Quote Originally Posted by landorl View Post
This is a new map showing the general lines of the major faults in the world. the red lines mark the faults. I have put an arrow showing the general drift of the plates. In general everything is drifting away from a central range of mountains that mark the spine of the world. I have placed in a blue line where the deepest ocean trenches would be, and in a brown line (which is hard to see) where some undersea mountain ridges would be.

I am not sure that the trenches are in the right location though. I don't know exactly which side of the fault that a trench would form on.
What RPMiller said!

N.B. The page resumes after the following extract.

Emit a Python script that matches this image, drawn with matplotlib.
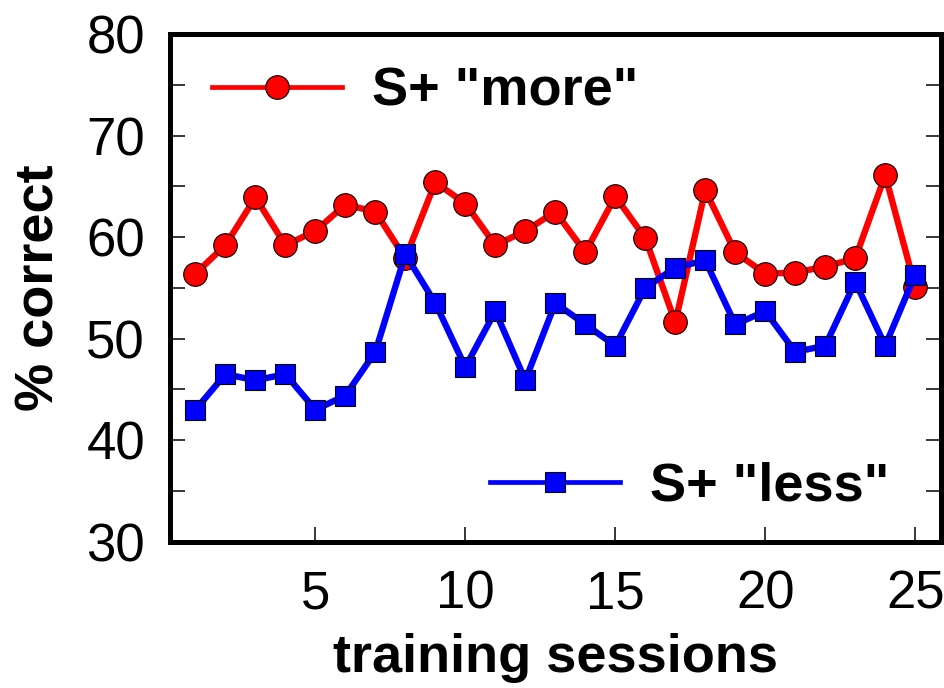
import matplotlib.pyplot as plt
from matplotlib.lines import Line2D
from matplotlib.ticker import MultipleLocator

# percent correct per training session
sessions = list(range(1, 26))
more_pct = [56.4, 59.2, 63.9, 59.2, 60.6, 63.2, 62.5, 57.9, 65.4, 63.3,
            59.2, 60.6, 62.5, 58.5, 64.0, 59.9, 51.6, 64.6, 58.5, 56.4,
            56.5, 57.1, 57.9, 66.1, 55.1]
less_pct = [43.0, 46.5, 45.9, 46.5, 43.0, 44.4, 48.7, 58.3, 53.5, 47.2,
            52.7, 45.9, 53.5, 51.4, 49.3, 55.0, 57.0, 57.7, 51.4, 52.7,
            48.7, 49.3, 55.6, 49.3, 56.3]
more_label = 'S+ "more"'
less_label = 'S+ "less"'

plt.rcParams['font.family'] = ['Liberation Sans', 'DejaVu Sans']

fig = plt.figure(figsize=(9.44, 6.88), dpi=100)
ax = fig.add_axes([0.180, 0.2126, 0.8165, 0.738])

red_style = dict(color='#ff0000', marker='o', ms=17,
                 mfc='#ff0000', mec='black', mew=0.8)
blue_style = dict(color='#0000ff', marker='s', ms=15,
                  mfc='#0000ff', mec='black', mew=0.8)

ax.plot(sessions, more_pct, lw=4.6, zorder=3, **red_style)
ax.plot(sessions, less_pct, lw=4.6, zorder=4, **blue_style)

ax.set_xlim(0.15, 25.85)
ax.set_ylim(30, 80)
ax.set_xticks([5, 10, 15, 20, 25])
ax.set_yticks([30, 40, 50, 60, 70, 80])
ax.yaxis.set_minor_locator(MultipleLocator(5))

for s in ax.spines.values():
    s.set_linewidth(3.6)

ax.tick_params(axis='both', which='both', direction='in', length=11,
               width=1.1, labelsize=38)
ax.tick_params(axis='y', which='both', left=True, right=True, pad=18)
ax.tick_params(axis='x', which='both', top=False, pad=20)

ax.set_xlabel('training sessions', fontsize=39, fontweight='bold', labelpad=10)
ax.set_ylabel('% correct', fontsize=39, fontweight='bold', labelpad=16)

# legend handles: thinner line than the data traces
h_more = Line2D([], [], lw=3.4, **red_style)
h_less = Line2D([], [], lw=3.4, **blue_style)
leg1 = ax.legend([h_more], [more_label], loc='center left',
                 bbox_to_anchor=(0.0545, 0.886), frameon=False, borderpad=0,
                 borderaxespad=0, handlelength=2.4, handletextpad=0.55,
                 prop=dict(size=39, weight='bold'))
ax.add_artist(leg1)
ax.legend([h_less], [less_label], loc='center left',
          bbox_to_anchor=(0.415, 0.108), frameon=False, borderpad=0,
          borderaxespad=0, handlelength=2.4, handletextpad=0.55,
          prop=dict(size=39, weight='bold'))

fig.savefig('out.png', dpi=100)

Also when two plates are sliding past each other, you have a fault zone (earthquakes and the like) but tend not to get mountains or canyons forming.

A good (but somewhat simple explanation) is here: http://www.ucmp.berkeley.edu/geology/tecmech.html

In most current theories (afaik) a planet will start up with one big "land mass"/"hight spot" as it cools, near the equator, due to centripetal force and tidal actions of the sun/moons. This one mass will start to fracture into various plates due to convection currents in the aesthenosphere, pumped by radioactive decay.

I am not sure how you came up with your continent layout, but it could be tricky to apply a techtonic model to something not started with one. I am not sure if any of the "world building" softwares support a plate tectonic model, as the (free/demo) ones I have played with tend to use things like ridged multifractals, plasma models or the like.